A 17th century built fort, on the lap of the Aravali hills is a mystic beauty amidst nature attracting hordes of tourists every year if not for the charm but for its tag as a “haunted fort”. Man Singh I got it erected for his grandson Madho Singh I. Madho Singh later named it after his grandfather who was also known as Bhan Singh.
There are stories heard about this dilapidated city. Some say, a sadhu, Baba Balanath had warned the King that the fort should not over shadow his house. When it did, the sadhu spelled a curse, which destroyed the city. Others say, a magician named Singhiya, had fallen in love with the princess Ratnavati. He failed to marry her and in his vengeance cursed the city to destruction.
Eventually the fort was attacked by the Mughals who killed the Princess and all other inhabitants.
The beauty of architecture seen in the remnants of the gates leading to the fort, the temples and palace are adorable. The views from the hills are a feast for the eyes.

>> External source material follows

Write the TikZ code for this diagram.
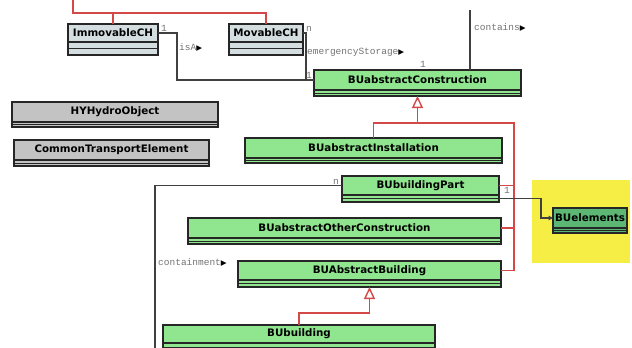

In addition to the main gate, the fort may be entered through the ‘Lahori Gate’, ‘Ajmeri Gate’, ‘Phulbari Gate’ and ‘Delhi Gate’. Housed in it are the revered Hindu temples like ‘Hanuman Temple’, ‘Gopinath Temple’, ‘Someshwar Temple’, ‘Keshav Rai Temple’, ‘Mangla Devi Temple’, ‘Ganesh Temple’ and ‘Navin Temple’. ‘Purohitji Ki Haveli’, house of the priest, ‘Nachan Ki Haveli’, house of the dancer and ‘Jauhari Bazar’, the market place follow the temples. The King’s palace lies at the rear side of the fort.

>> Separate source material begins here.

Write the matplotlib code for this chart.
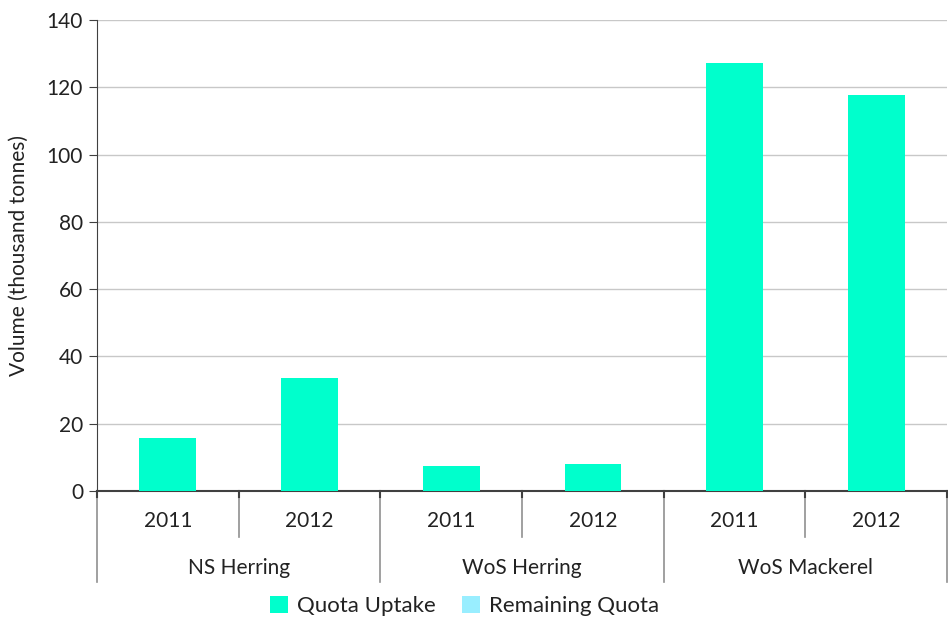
import matplotlib
matplotlib.use("Agg")
import matplotlib.pyplot as plt
import matplotlib.transforms as mtransforms
from matplotlib.patches import Patch

plt.rcParams['font.family'] = ['Lato', 'DejaVu Sans']

groups = ["NS Herring", "WoS Herring", "WoS Mackerel"]
years = ["2011", "2012"]
quota_uptake = [15.8, 33.6, 7.4, 8.0, 127.2, 117.7]
remaining_quota = [0, 0, 0, 0, 0, 0]
yticks = [0, 20, 40, 60, 80, 100, 120, 140]

c_uptake = "#00FFCC"
c_remain = "#99EEFF"
FS = 15

fig = plt.figure(figsize=(9.48, 6.21), dpi=100)
ax = fig.add_axes([0.1023, 0.2093, 0.8967, 0.7585])

n = len(groups) * len(years)
x = list(range(n))
ax.bar(x, quota_uptake, width=0.4, color=c_uptake, zorder=3)
ax.bar(x, remaining_quota, width=0.4, bottom=quota_uptake, color=c_remain, zorder=3)

ax.set_xlim(-0.5, n - 0.5)
ax.set_ylim(0, 140)
ax.set_yticks(yticks)
ax.set_yticklabels([str(t) for t in yticks], fontsize=FS, color="#222222")
ax.yaxis.grid(True, color="#c8c8c8", linewidth=1, zorder=0)
ax.set_xticks([])
for s in ["top", "right"]:
    ax.spines[s].set_visible(False)
ax.spines["left"].set_color("#404040")
ax.spines["bottom"].set_color("#404040")
ax.spines["bottom"].set_linewidth(1.5)
ax.tick_params(axis="y", length=6, color="#404040", pad=4)
ax.set_ylabel("Volume (thousand tonnes)", fontsize=FS, color="#222222", labelpad=13)

trans = mtransforms.blended_transform_factory(ax.transData, ax.transAxes)
for i in range(n):
    ax.text(i, -0.064, years[i % len(years)], transform=trans, ha="center", va="center",
            fontsize=FS, color="#222222")
for g, name in enumerate(groups):
    xc = g * len(years) + (len(years) - 1) / 2
    ax.text(xc, -0.163, name, transform=trans, ha="center", va="center",
            fontsize=FS, color="#222222")
for k in range(n + 1):
    xp = k - 0.5
    if k % len(years) == 0:
        ax.plot([xp, xp], [0, -0.193], transform=trans, color="#909090", lw=1.2, clip_on=False)
    else:
        ax.plot([xp, xp], [0, -0.098], transform=trans, color="#909090", lw=1.2, clip_on=False)
    ax.plot([xp, xp], [0, -0.013], transform=trans, color="#404040", lw=1.5, clip_on=False)

handles = [Patch(facecolor=c_uptake, label="Quota Uptake"),
           Patch(facecolor=c_remain, label="Remaining Quota")]
fig.legend(handles=handles, loc="center", bbox_to_anchor=(0.49, 0.024), ncol=2,
           frameon=False, fontsize=16, handlelength=0.8, handleheight=0.8,
           handletextpad=0.4, columnspacing=1.2, labelcolor="#222222")

fig.savefig("out.png", dpi=100)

The yellow stone structures in the ‘Gopinath Temple’ need a special mention. Originally built of Jhirri marbles are now camouflaged in white wash. A tomb lies outside the fort gate which is believed to be of King Hari Singh who had adapted to Islamism.
All said and done about the monumental efficacy, the Bhangarh Fort is one of the most eerie places in India. Locals claim to have heard screams, cries, jingling of bangles after the sun goes down. Some people have even smelt the presence of others, heard weird voices speaking. Such was the call of the unnatural that it has forced the archaeological department of India to restrict entrance to the fort of Bhangarh after sunset. Masoom Bhargav, a tourist had been to the fort with his father as a child. They had seen an old man in the fort who was citing aloud the story of the fort. They walked ahead of him but looked back awestruck as the man had disappeared. Inexplicable but experienced.
While visiting the fort the vehicles are allowed up to a certain point and then you need to walk the remaining stretch. The hilly roads are narrow and can be tiring. Even in sunlight the fort is partly dark and it is better to carry a torch along.
The fort is located in the Jodhpur district of Rajasthan. The nearest railway station to the fort is at Dausa which has 64 halting trains from various locations in India. Bhangarh fort is about 28km from that station via road. The nearest airport is at Jaipur, around 87km from the fort by road. Bhangarh Fort can be reached by all three transport mediums of air, rail and road. So just get going.
It is advisable to avoid the summers which are extremely hot and uncomfortable in Rajasthan. August to February may be a good option.